The collaboration with Michelin included networking within the vehicle. The tires can be fitted with sensors that communicate with the onboard electronics during a race in real-time to provide driver information relating to wear and suggest a time for the next pit stop.
The concept has independent suspension, with a front double-wishbone axle and rear McPherson struts. Ball joints on all control arms ensure the chassis is connected to the suspension with no play.
The brake-by-wire system’s control unit models the interaction between the hydraulic and electric brakes with brake blending software. Due to the high 800-kW recuperation potential, the conventional brakes are subjected to a significantly lower load and can be made smaller.
The car is engineered to start with 85% battery state-of-charge, so recuperation is possible in almost every driving situation. Depending on the racetrack, this means that more than 50% of the energy can be recovered and is available for use.
The steering is electrified, with an electric power steering torque sensor receives the driver’s intended directional change as a signal to the control unit that calculates optimum assistance. An integrated air jack system facilitates quick tire changes or repairs, with compressed air connections located in the C-pillars.
Sustainable body and high-tech interior
The design of the concept car’s body focused on CO2 reduction and sustainability. It is largely made of natural-fiber-reinforced plastic (NFRP), the basic material of which is from farmed flax fibers. NFRP is used for the front spoiler lip, diffuser, and side skirts, and for the interior door panels, rear bulkhead, and seat.

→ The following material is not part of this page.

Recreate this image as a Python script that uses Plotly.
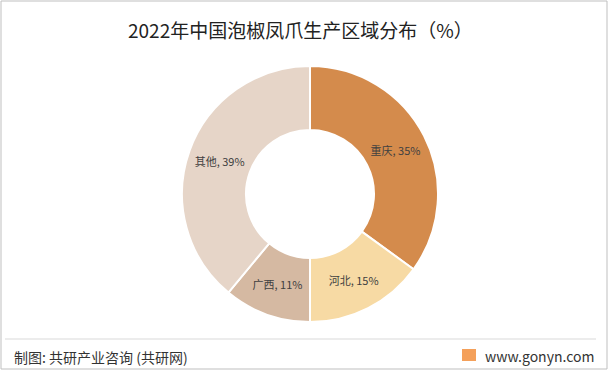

The material is the result of a collaboration among Porsche, the German Federal Ministry of Food and Agriculture (BMEL), the Fraunhofer WKI, and Swiss-based Bcomp that began in 2016, the aim being to make biofiber composite material suitable for automotive use. The early 2019 Porsche 718 Cayman GT4 Clubsport is said to be the first series-produced racing car to feature biofiber composite body panels.

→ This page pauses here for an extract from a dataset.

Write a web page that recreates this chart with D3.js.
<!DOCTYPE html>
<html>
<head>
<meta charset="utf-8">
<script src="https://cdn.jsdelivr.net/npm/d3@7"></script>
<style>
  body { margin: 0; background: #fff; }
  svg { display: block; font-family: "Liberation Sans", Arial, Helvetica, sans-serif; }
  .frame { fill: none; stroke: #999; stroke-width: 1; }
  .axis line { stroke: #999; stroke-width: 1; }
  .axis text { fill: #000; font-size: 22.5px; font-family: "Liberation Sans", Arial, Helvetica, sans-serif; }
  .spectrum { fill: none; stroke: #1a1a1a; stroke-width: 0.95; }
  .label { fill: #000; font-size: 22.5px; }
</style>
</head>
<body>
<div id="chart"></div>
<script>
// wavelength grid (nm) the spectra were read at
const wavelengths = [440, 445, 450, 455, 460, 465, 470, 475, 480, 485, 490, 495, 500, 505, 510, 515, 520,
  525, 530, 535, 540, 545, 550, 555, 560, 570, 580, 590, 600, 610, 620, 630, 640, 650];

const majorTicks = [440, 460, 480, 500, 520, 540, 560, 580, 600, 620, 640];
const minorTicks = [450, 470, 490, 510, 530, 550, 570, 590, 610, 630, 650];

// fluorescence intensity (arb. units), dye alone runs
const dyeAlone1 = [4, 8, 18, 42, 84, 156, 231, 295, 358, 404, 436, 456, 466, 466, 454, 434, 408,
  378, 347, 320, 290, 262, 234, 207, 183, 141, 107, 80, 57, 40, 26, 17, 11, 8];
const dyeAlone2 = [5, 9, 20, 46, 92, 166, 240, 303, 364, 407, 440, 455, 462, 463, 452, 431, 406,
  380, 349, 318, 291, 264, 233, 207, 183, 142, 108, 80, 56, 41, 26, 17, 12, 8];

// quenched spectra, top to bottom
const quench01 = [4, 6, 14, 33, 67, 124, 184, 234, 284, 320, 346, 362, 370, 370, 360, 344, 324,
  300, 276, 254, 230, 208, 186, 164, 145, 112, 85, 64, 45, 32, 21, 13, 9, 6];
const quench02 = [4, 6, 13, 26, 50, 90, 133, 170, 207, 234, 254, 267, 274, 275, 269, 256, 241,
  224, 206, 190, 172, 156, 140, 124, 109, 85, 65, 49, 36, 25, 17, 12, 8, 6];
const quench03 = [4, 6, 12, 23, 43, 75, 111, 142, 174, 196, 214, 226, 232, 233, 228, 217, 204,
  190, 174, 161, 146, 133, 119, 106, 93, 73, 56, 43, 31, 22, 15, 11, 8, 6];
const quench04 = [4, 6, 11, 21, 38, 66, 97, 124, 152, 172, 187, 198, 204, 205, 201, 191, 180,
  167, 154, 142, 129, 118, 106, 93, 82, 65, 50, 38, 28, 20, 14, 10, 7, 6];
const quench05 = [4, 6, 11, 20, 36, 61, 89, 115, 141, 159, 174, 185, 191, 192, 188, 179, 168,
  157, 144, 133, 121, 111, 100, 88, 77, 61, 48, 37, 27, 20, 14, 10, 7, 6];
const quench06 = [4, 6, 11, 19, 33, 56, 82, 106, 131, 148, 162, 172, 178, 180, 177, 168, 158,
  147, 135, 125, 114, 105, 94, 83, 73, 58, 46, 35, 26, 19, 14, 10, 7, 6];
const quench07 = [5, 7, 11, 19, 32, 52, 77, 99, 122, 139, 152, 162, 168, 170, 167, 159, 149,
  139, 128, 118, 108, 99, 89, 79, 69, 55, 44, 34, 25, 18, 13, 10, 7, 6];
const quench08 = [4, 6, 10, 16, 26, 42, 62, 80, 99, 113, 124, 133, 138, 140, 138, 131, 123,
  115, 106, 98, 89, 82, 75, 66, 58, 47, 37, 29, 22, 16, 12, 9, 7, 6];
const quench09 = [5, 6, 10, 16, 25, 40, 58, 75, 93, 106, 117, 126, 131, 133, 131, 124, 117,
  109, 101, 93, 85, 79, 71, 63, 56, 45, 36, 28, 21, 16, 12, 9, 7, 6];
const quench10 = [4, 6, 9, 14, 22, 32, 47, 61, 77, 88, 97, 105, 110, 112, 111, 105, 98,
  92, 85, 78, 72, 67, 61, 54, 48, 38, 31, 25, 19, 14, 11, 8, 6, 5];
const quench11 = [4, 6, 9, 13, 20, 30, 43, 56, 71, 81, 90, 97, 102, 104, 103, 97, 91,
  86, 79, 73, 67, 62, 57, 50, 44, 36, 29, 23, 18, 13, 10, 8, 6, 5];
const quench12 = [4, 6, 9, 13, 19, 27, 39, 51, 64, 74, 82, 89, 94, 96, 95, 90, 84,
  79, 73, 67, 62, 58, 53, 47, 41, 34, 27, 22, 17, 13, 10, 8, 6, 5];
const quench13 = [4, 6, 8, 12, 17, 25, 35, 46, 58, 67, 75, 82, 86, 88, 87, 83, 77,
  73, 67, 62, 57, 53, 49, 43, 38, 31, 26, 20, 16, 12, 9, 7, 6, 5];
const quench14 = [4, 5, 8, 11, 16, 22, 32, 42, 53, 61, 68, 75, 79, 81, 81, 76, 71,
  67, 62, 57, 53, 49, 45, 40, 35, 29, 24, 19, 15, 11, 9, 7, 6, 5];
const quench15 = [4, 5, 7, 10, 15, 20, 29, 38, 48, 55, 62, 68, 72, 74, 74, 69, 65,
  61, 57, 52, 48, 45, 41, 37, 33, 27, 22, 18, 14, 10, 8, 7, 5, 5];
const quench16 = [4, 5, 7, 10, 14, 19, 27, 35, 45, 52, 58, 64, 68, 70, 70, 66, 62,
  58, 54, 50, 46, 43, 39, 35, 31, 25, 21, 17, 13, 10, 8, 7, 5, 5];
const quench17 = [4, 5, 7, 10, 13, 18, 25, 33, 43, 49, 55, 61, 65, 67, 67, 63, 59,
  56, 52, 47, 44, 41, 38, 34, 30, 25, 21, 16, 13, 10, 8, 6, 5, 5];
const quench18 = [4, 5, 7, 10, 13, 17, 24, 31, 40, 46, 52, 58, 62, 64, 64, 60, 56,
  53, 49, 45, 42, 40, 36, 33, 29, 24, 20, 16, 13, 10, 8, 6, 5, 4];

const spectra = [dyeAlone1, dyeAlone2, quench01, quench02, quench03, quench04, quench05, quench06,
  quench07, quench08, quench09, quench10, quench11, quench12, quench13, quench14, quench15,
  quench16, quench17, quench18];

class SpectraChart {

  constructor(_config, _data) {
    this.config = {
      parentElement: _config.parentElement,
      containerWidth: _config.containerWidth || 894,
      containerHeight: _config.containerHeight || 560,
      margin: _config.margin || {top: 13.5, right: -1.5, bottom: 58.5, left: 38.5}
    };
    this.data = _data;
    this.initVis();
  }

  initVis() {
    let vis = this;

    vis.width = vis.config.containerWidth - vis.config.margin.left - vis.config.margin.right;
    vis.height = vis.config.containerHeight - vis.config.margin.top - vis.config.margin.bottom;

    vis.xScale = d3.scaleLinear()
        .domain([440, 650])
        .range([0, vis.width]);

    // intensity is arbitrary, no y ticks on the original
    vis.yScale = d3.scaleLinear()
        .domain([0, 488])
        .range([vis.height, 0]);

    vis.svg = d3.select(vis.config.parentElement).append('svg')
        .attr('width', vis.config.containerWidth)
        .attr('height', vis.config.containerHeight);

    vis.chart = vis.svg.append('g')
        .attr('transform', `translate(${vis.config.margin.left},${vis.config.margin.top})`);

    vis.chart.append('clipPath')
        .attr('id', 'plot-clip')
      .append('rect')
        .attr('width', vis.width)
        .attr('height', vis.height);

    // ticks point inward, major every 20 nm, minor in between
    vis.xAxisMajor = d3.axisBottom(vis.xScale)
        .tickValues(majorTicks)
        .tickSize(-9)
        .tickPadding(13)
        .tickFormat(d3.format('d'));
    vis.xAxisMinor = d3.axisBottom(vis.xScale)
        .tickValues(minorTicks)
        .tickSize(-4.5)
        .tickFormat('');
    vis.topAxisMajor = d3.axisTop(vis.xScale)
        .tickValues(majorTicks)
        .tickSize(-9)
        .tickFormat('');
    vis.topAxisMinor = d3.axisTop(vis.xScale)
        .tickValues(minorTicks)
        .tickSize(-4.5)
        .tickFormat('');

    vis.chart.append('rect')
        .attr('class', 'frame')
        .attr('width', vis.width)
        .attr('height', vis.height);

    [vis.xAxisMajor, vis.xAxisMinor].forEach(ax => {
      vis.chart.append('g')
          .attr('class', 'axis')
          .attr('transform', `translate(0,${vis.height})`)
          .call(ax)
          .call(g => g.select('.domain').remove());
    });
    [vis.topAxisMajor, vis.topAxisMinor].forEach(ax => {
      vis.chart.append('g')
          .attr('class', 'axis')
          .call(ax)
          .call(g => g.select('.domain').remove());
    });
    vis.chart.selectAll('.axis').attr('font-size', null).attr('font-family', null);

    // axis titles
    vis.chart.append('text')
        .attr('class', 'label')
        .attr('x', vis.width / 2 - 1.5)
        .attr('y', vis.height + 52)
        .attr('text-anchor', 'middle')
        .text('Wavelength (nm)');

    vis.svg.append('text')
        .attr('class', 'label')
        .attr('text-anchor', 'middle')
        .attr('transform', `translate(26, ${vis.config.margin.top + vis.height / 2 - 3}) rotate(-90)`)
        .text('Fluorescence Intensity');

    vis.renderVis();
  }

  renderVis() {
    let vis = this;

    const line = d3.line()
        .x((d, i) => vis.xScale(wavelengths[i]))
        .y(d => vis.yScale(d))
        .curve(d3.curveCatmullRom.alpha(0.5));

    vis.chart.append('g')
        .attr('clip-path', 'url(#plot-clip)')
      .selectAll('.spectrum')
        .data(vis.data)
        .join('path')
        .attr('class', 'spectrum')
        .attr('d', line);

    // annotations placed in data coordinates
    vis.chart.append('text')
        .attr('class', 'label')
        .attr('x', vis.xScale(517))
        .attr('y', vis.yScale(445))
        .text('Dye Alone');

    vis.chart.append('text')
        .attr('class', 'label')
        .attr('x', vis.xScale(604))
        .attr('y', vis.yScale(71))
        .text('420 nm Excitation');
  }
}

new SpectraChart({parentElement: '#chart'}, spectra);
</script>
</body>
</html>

The Mission R body features a further development of PAA (Porsche Active Aerodynamics) with DRS (Drag Reduction System). It comprises three louvers in each of the two side air intakes on the nose section as well as an adjustable, two-section rear wing.
The safety structure made of carbon-fiber composite material combines high protection potential for the driver, with low weight and a distinctive look. Porsche engineers and designers have named the carbon roof structure, which combines the safety cage and roof skin, the “exoskeleton.”

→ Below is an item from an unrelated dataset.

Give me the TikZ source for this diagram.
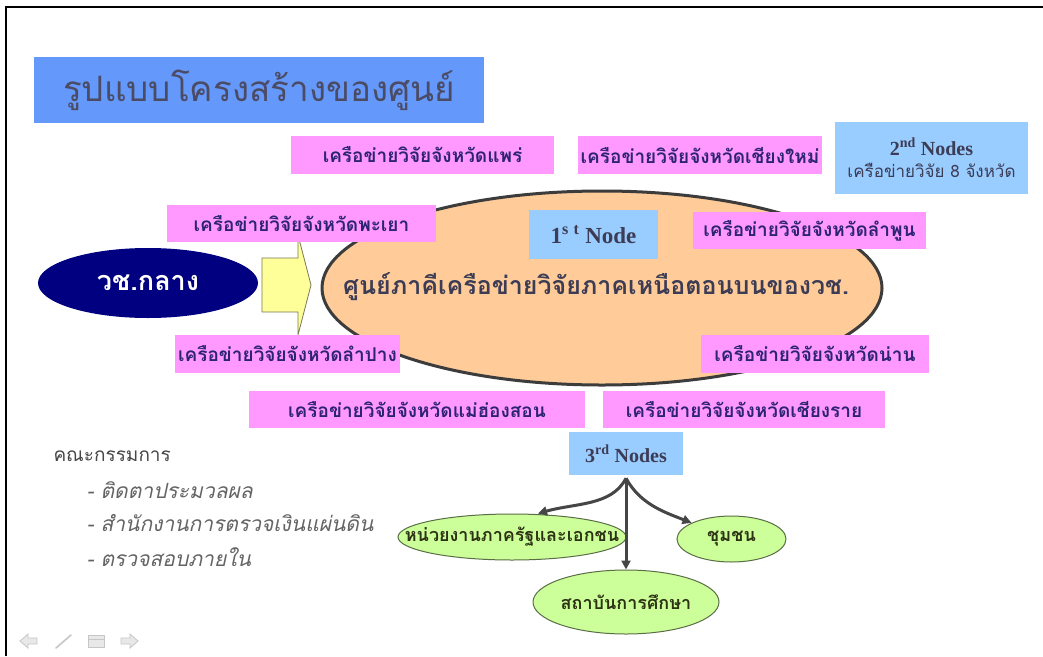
\documentclass[tikz,border=0pt]{standalone}
\usepackage{fontspec}
\setmainfont{Liberation Serif}
\newfontfamily\thai[Script=Thai]{Loma}
\usetikzlibrary{arrows.meta,shapes.geometric}
\definecolor{titleblue}{RGB}{100,152,250}
\definecolor{pinkbox}{RGB}{255,153,255}
\definecolor{lightblue}{RGB}{153,204,255}
\definecolor{peach}{RGB}{255,204,153}
\definecolor{navyell}{RGB}{0,0,128}
\definecolor{yellowarr}{RGB}{255,255,153}
\definecolor{greenell}{RGB}{204,255,153}
\definecolor{greenline}{RGB}{90,110,70}
\definecolor{purpletext}{RGB}{45,35,115}
\definecolor{slatetext}{RGB}{60,60,85}
\definecolor{conncol}{RGB}{70,70,70}
\tikzset{
  pinkb/.style={rectangle, fill=pinkbox, inner sep=0pt, text=purpletext,
    font=\thai\bfseries\fontsize{19}{19}\selectfont},
  blueb/.style={rectangle, fill=lightblue, inner sep=0pt, text=slatetext},
  greene/.style={ellipse, fill=greenell, draw=greenline, line width=1pt, inner sep=0pt,
    text={rgb,255:red,45;green,50;blue,20}, font=\thai\bfseries\fontsize{18}{18}\selectfont},
  conn/.style={draw=conncol, line width=3pt, -{Triangle[length=9pt,width=9pt]}},
  listitem/.style={anchor=west, text={rgb,255:red,100;green,100;blue,100},
    font=\thai\itshape\fontsize{21}{21}\selectfont},
  navicon/.style={fill=gray!18, draw=gray!45, line width=0.8pt}
}
\begin{document}
\begin{tikzpicture}[x=1pt,y=-1pt]
\useasboundingbox (0,0) rectangle (1043,656);
\fill[white] (0,0) rectangle (1043,656);
\draw[line width=2.5pt] (6,656) -- (6,7) -- (1043,7);

% title
\node[rectangle, fill=titleblue, inner sep=0pt, minimum width=450pt, minimum height=66pt,
  text={rgb,255:red,75;green,75;blue,100}, font=\thai\fontsize{35}{35}\selectfont]
  (title) at (259,90) {รูปแบบโครงสร้างของศูนย์};

% yellow block arrow
\draw[fill=yellowarr, draw={rgb,255:red,120;green,120;blue,90}, line width=0.8pt]
  (262,258) -- (298,258) -- (298,235) -- (311,285) -- (298,335) -- (298,312) -- (262,312) -- cycle;

% central ellipse
\node[ellipse, fill=peach, draw={rgb,255:red,60;green,60;blue,60}, line width=3pt,
  minimum width=560pt, minimum height=194pt, inner sep=0pt]
  (center) at (602,288) {};
\node[text=slatetext, font=\thai\bfseries\fontsize{25}{25}\selectfont, inner sep=0pt]
  (centertext) at (596,287) {ศูนย์ภาคีเครือข่ายวิจัยภาคเหนือตอนบนของวช.};

% left dark ellipse
\node[ellipse, fill=navyell, minimum width=220pt, minimum height=70pt, inner sep=0pt,
  text=white, font=\thai\bfseries\fontsize{27}{27}\selectfont]
  (vch) at (148,283) {วช.กลาง};

% pink boxes
\node[pinkb, minimum width=263pt, minimum height=38pt] (phrae) at (422.5,155) {เครือข่ายวิจัยจังหวัดแพร่};
\node[pinkb, minimum width=244pt, minimum height=38pt] (cm) at (700,155) {เครือข่ายวิจัยจังหวัดเชียงใหม่};
\node[pinkb, minimum width=269pt, minimum height=37pt] (phayao) at (301.5,223.5) {เครือข่ายวิจัยจังหวัดพะเยา};
\node[pinkb, minimum width=233pt, minimum height=37pt] (lamphun) at (809.5,230.5) {เครือข่ายวิจัยจังหวัดลำพูน};
\node[pinkb, minimum width=225pt, minimum height=38pt] (lampang) at (287.5,354) {เครือข่ายวิจัยจังหวัดลำปาง};
\node[pinkb, minimum width=228pt, minimum height=38pt] (nan) at (815,354) {เครือข่ายวิจัยจังหวัดน่าน};
\node[pinkb, minimum width=336pt, minimum height=37pt] (mhs) at (417,409.5) {เครือข่ายวิจัยจังหวัดแม่ฮ่องสอน};
\node[pinkb, minimum width=282pt, minimum height=37pt] (cr) at (744,409.5) {เครือข่ายวิจัยจังหวัดเชียงราย};

% blue node boxes
\node[blueb, minimum width=129pt, minimum height=49pt, font=\bfseries\fontsize{23}{23}\selectfont]
  (n1) at (593.5,234.5) {1\textsuperscript{s\,\,t} Node};
\node[blueb, minimum width=193pt, minimum height=72pt, align=center]
  (n2) at (931.5,158) {{\bfseries\fontsize{20}{20}\selectfont 2\textsuperscript{nd} Nodes}\\[7pt]
  {\thai\fontsize{17}{17}\selectfont เครือข่ายวิจัย 8 จังหวัด}};
\node[blueb, minimum width=114pt, minimum height=43pt, font=\bfseries\fontsize{20}{20}\selectfont]
  (n3) at (626,453.5) {3\textsuperscript{rd} Nodes};

% green ellipses
\node[greene, minimum width=228pt, minimum height=46pt] (gov) at (512,537) {};
\node[text={rgb,255:red,45;green,50;blue,20}, font=\thai\bfseries\fontsize{18}{18}\selectfont, inner sep=0pt]
  (govtext) at (gov) {หน่วยงานภาครัฐและเอกชน};
\node[greene, minimum width=109pt, minimum height=46pt] (com) at (731.5,539) {ชุมชน};
\node[greene, minimum width=186pt, minimum height=64pt] (edu) at (626,602) {สถาบันการศึกษา};

% connectors
\coordinate (fork) at ([yshift=-3pt]n3.south);
\draw[conn] (fork) .. controls (612,506) and (575,503) .. ([xshift=26pt]gov.north);
\draw[conn] (fork) -- (edu.north);
\draw[conn] (fork) .. controls (640,504) and (664,512) .. (com.158);

% committee list
\node[anchor=west, text={rgb,255:red,70;green,70;blue,70}, font=\thai\fontsize{19}{19}\selectfont]
  (comm) at (50,456) {คณะกรรมการ};
\node[listitem] (li1) at (83,490) {- ติดตาประมวลผล};
\node[listitem] (li2) at (83,523) {- สำนักงานการตรวจเงินแผ่นดิน};
\node[listitem] (li3) at (83,557) {- ตรวจสอบภายใน};

% navigation icons
\draw[navicon] (20,641) -- (28,634) -- (28,638) -- (37,638) -- (37,644) -- (28,644) -- (28,648) -- cycle;
\draw[gray!45, line width=1.6pt, line cap=round] (56,648) -- (71,635);
\draw[navicon] (88,635) rectangle (104,647);
\draw[gray!45, line width=0.8pt] (88,639) -- (104,639);
\draw[navicon] (138,641) -- (130,634) -- (130,638) -- (121,638) -- (121,644) -- (130,644) -- (130,648) -- cycle;
\end{tikzpicture}
\end{document}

The center section of the seat is partly produced by a 3D printer. The driver’s seat is actively ventilated and upholstered in breathable fabric made using a resource-saving 3D knitting process.
In the Mission R, the helmet can be placed on a specially designed holder, which is positioned where the passenger headrest would be in a standard vehicle. During a break from racing, the helmet is first disinfected and then dried.
Racing and gaming
Video and gaming figure heavily in the design of the interior, with more than the normal dose of high tech for drivers and fans.
A display between the controls on the steering wheel shows the driver relevant data during the race. The monitor above the steering column shows the images from the side-mirror cameras and central rear-view mirror camera. A touch display to the right of the seat can provide info such as the driver’s biometric data. Other interior cameras can provide video for live-stream transmissions.
Porsche is aiming to bring real and virtual racing closer together with the Mission R. The monocoque driver’s module in the same form doubles as an esports simulator.